I'm a very experienced buyer and seller on eBay. Cstorr2004 is correct. At the bottom of each eBay listing, where you enter your bid, there is a minimum amount you must enter for your bid to be accepted. Say the current bid for an item is $5, by someone named Smith, and the minimum bid is $1 more, so you bid $6. You may then get a screen that says your bid was not high enough. So you try $7. That turns out not to be high enough either. So you bid $8. You keep going in $1 increments until your bid is finally accepted. Say that is $11.
What that means is that Smith's bid of $5 was the highest amount necessary to display to other bidders at the time of Smith's bid, but that doesn't necessarily mean Smith only bid $5. He could have bid $10, but if a $5 bid would suffice at the time of the bid, that's what appears in the eBay ad. Now, if you check the bid history after your $11 bid was accepted, you will see six bids for Smith, his original $5 bid plus another automatic bid for each time you tried to outbid him and failed. That has nothing to do with the seller trying to jack up the bid price.
There are, of course, some dishonest people on eBay who fraudulently attempt to jack up the bid price on behalf of a seller, but this is most likely to happen with fairly high-ticket items where the payoff is worth the effort. A $22 payoff is unlikely to be that. In addition to being high ticket, the item generally has to be unique. If someone else is selling the same or similar items for a lot less, potential bidders will give that person their business. This is generally true of popular knives on eBay--Emerson, Kershaw, Spyderco, CRKT, and the like; there are nearly always multiple offerings from which to choose, and that keeps the prices more or less in line with each other.

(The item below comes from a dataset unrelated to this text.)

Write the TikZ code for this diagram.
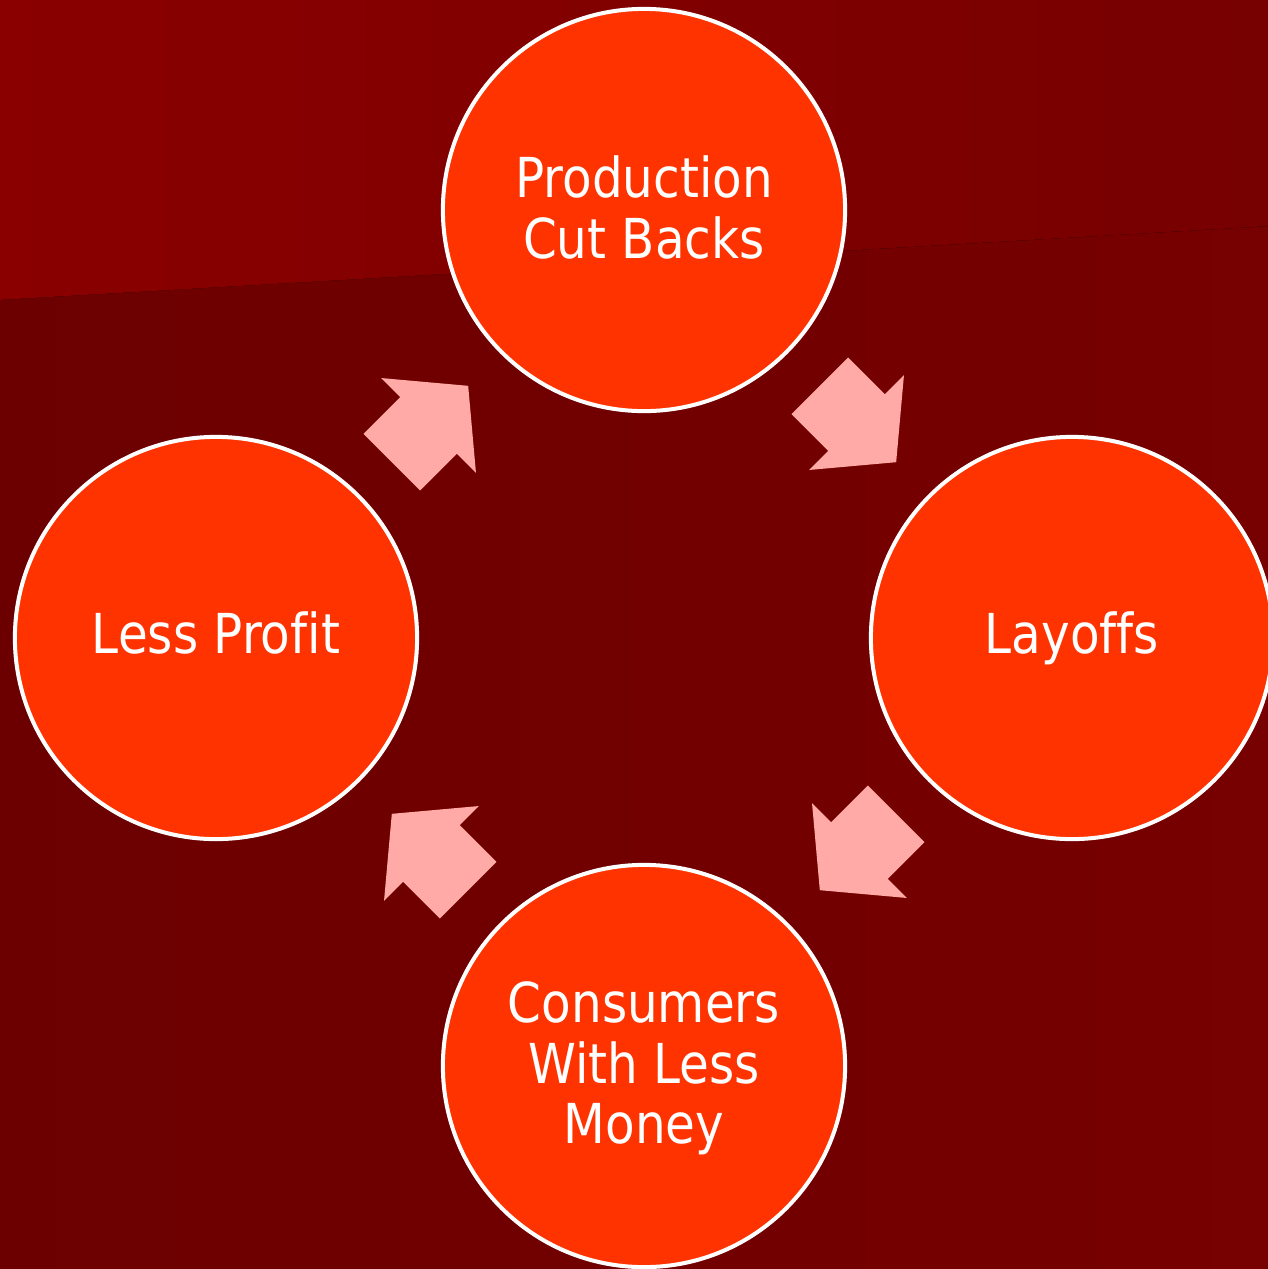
\documentclass[tikz,border=0pt]{standalone}
\usepackage{fontspec}
\setmainfont[FakeStretch=0.88, Ligatures=NoCommon]{DejaVu Sans}
\usetikzlibrary{calc}
\definecolor{bgdarkL}{HTML}{6C0000}
\definecolor{bgdarkR}{HTML}{770000}
\definecolor{bglightL}{HTML}{8A0000}
\definecolor{bglightR}{HTML}{770000}
\definecolor{discfill}{HTML}{FF3300}
\definecolor{arrowfill}{HTML}{FFAAA6}
\tikzset{
  disc/.style={circle, draw=white, line width=1.14pt, fill=discfill,
    minimum size=4.02cm, inner sep=0pt, text=white, align=center,
    font=\fontsize{15.65}{17.2}\selectfont, text depth=1.7pt},
  discone/.style={disc, text depth=2.85pt},
  blockarr/.pic={
    \fill[arrowfill] (-54,-40) -- (-2,-40) -- (-2,-67) -- (54,0) -- (-2,67) -- (-2,40) -- (-54,40) -- cycle;
  }
}
\begin{document}
\begin{tikzpicture}[x=0.01cm, y=-0.01cm]
\useasboundingbox (0,0) rectangle (1268,1269);
\clip (0,0) rectangle (1268,1269);
\fill[left color=bgdarkL, right color=bgdarkR] (-2,-2) rectangle (1270,1271);
\fill[left color=bglightL, right color=bglightR] (-2,-2) -- (1270,-2) -- (1270,226) -- (-2,300) -- cycle;

\node[disc] (top) at (644,210) {Production\\Cut Backs};
\node[discone] (right) at (1072,638) {Layoffs};
\node[disc] (bottom) at (644,1066) {Consumers\\With Less\\Money};
\node[discone] (left) at (216,638) {Less Profit};

\pic[rotate=-45] at ($(top)!0.5!(right)$) {blockarr};
\pic[rotate=-135] at ($(right)!0.5!(bottom)$) {blockarr};
\pic[rotate=135] at ($(bottom)!0.5!(left)$) {blockarr};
\pic[rotate=45] at ($(left)!0.5!(top)$) {blockarr};
\end{tikzpicture}
\end{document}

Having said that, though, let me add this: I can't tell you how many auctions I've lost on eBay because bidders don't do their homework and find out what the items they bid on are worth before they start going crazy. They often end up paying a good deal more for a used or new but incomplete item from a private seller with no customer service or satisfaction guarantee who overcharges for shipping than that same item would cost new from a reputable online merchant with an 800 number to call, a return policy, and a reasonable charge for shipping. Sometimes two bidders get into a bidding war and bid an item sky high, well beyond the item's value, and driving away other bidders (like me), until one of them gets his Pyrrhic victory. In this situation, bidding becomes an act of machismo and an end in itself, rather than a means to win something at auction for a good price. There are a lot of nuts out there.